For a homeschooling family thinking about the full educational horizon, here is what the pathway looks like in practice:

Step 1 — Secondary school documentation (now): Your student's homeschool transcript and application package need to be strong enough to gain admission to a quality undergraduate program. This is where the work happens at the secondary level — not because graduate programs will look at it, but because the undergraduate program you enter shapes your opportunities for the next four years.

Step 2 — Undergraduate degree (years 1-4): Choose a program that aligns with research interests. Build strong faculty relationships. Pursue undergraduate research opportunities (NSERC USRA, summer research, honours thesis). Maintain a strong GPA.

Step 3 — NSERC/SSHRC/CIHR undergraduate award (often year 3 or 4): Apply for an undergraduate research award to get funded research experience and to start building a Tri-Council application record. Success here strengthens a future CGS-D or doctoral fellowship application.

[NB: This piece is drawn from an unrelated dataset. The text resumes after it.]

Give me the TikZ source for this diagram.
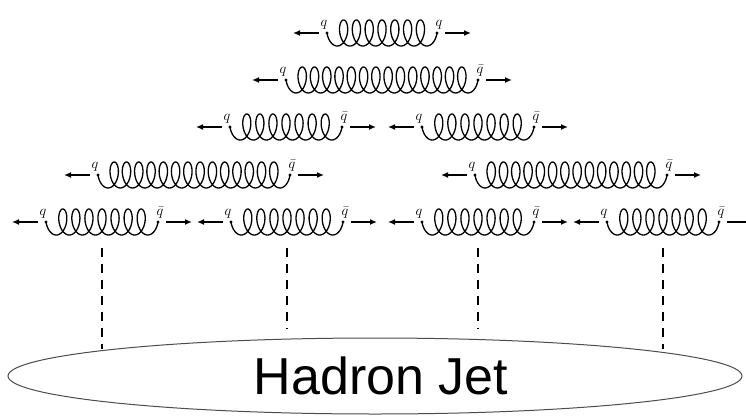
\documentclass[tikz,border=0pt]{standalone}
\usepackage{fontspec}
\newfontfamily\jetfont{Liberation Sans}
\usepackage{tikz}
\usetikzlibrary{calc,arrows.meta,positioning,shapes.geometric}
\tikzset{
  qdot/.style={circle,fill,inner sep=0pt,minimum size=3.2pt},
  qlab/.style={inner sep=0pt,font=\fontsize{15}{15}\selectfont},
  ar/.style={-{Latex[length=7pt,width=6pt]},line width=1.4pt,shorten <=6pt},
  gluon/.style={line width=1.3pt,to path={let \p1=(\tikztostart),\p2=(\tikztotarget),\n1={(\x2-\x1-14)/((2*#1+1)*pi)} in
    plot[variable=\t,domain=-pi/2:2*#1*pi+pi/2,samples=420] ({\x1+\n1*(\t+pi/2)+7*(sin(\t r)+1)},{\y1-13*cos(\t r)}) \tikztonodes}},
  jetline/.style={line width=1.3pt,dash pattern=on 9pt off 7pt,shorten <=26pt},
  jetshape/.style={ellipse,draw=black!70,line width=1pt,minimum width=734pt,minimum height=76pt}
}
% gluon between q and qbar: [right label] name, centre x, y, half width, loops
\newcommand{\glu}[6][\bar q]{%
  \node[qdot] (#2-q) at (#3-#5,#4) {};
  \node[qdot] (#2-qb) at (#3+#5,#4) {};
  \coordinate (#2-c) at (#3,#4);
  \coordinate (#2-l) at (#3-#5-34,#4);
  \coordinate (#2-r) at (#3+#5+34,#4);
  \node[qlab,above=2pt of #2-q,xshift=-3pt] (#2-tq) {$q$};
  \node[qlab,above=2pt of #2-qb,xshift=2pt] (#2-tqb) {$#1$};
  \draw[gluon=#6] (#2-q) to (#2-qb);
  \draw[ar] (#2-q) -- (#2-l);
  \draw[ar] (#2-qb) -- (#2-r);}

\begin{document}
\begin{tikzpicture}[x=1pt,y=1pt]
\useasboundingbox (0,0) rectangle (746,416);
\glu[q]{g1}{382}{383}{55}{7}
\foreach \g/\cx/\cy/\hw/\k in {g2/382/336/96/14,g3a/286/289/56/7,g3b/478/289/56/7,g4a/194/241/96/14,g4b/571/241/96/14,
  g5a/102/194/56/7,g5b/287/194/56/7,g5c/478/194/56/7,g5d/663/194/56/7}{\glu{\g}{\cx}{\cy}{\hw}{\k}}
% the jet and the lines into it
\node[jetshape] (jet) at (375,40) {};
\node[font=\jetfont\fontsize{52}{52}\selectfont] (jettext) at (381,40) {Hadron Jet};
\foreach \g/\a in {g5a/174,g5d/6}{\draw[jetline] (\g-c) -- (\g-c |- jet.\a);}
\foreach \g in {g5b,g5c}{\draw[jetline,shorten >=9pt] (\g-c) -- (\g-c |- jet.north);}
\end{tikzpicture}
\end{document}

Step 4 — Master's or direct PhD entry (after undergrad): Some students complete a master's first; others enter PhD programs directly (particularly in sciences). Master's programs can be research-based (funded) or course-based (often self-funded). A research-based master's builds research experience and positions you for doctoral funding competitions.

Step 5 — PhD application with funding (years 5-9 of post-secondary): Apply to programs with a supervisor in mind, strong references, and a clear research agenda. Apply simultaneously for CGS-D or relevant doctoral fellowship. If admitted, expect a funded position.

The foundation of all of this is getting into a strong undergraduate program in the first place. For a homeschooled student in Canada, that means building an application package that meets the documentation requirements of universities like U of T, UBC, McGill, Waterloo, or others that feed into funded doctoral programs.

The Canada University Admissions Framework is the resource that bridges the homeschool documentation challenge at the undergraduate stage — covering transcript formatting, course description templates, and the province-specific portal mechanics that homeschooled students face when applying. Getting that step right is what opens the academic path forward.

What PhD Stipends Actually Look Like

For context on what funded doctoral study means financially: a domestic PhD student in Canada can typically expect to receive $18,000 to $30,000 per year in total funding (stipend minus tuition), with Tri-Council award holders receiving more. This is not a lavish income, but it covers living costs in most Canadian cities outside Toronto and Vancouver. Many PhD students live comfortably on their stipends by managing costs carefully — especially in smaller university cities like Waterloo, Kingston, London, Halifax, and Edmonton.

The prospect of doing something intellectually meaningful for four to five years while being paid to do it, with tuition covered, is one of the less-understood realities of doctoral education in Canada. For a homeschooled student who is intellectually self-directed and comfortable with independent learning — exactly the profile that homeschooled students often develop — it can be an excellent fit.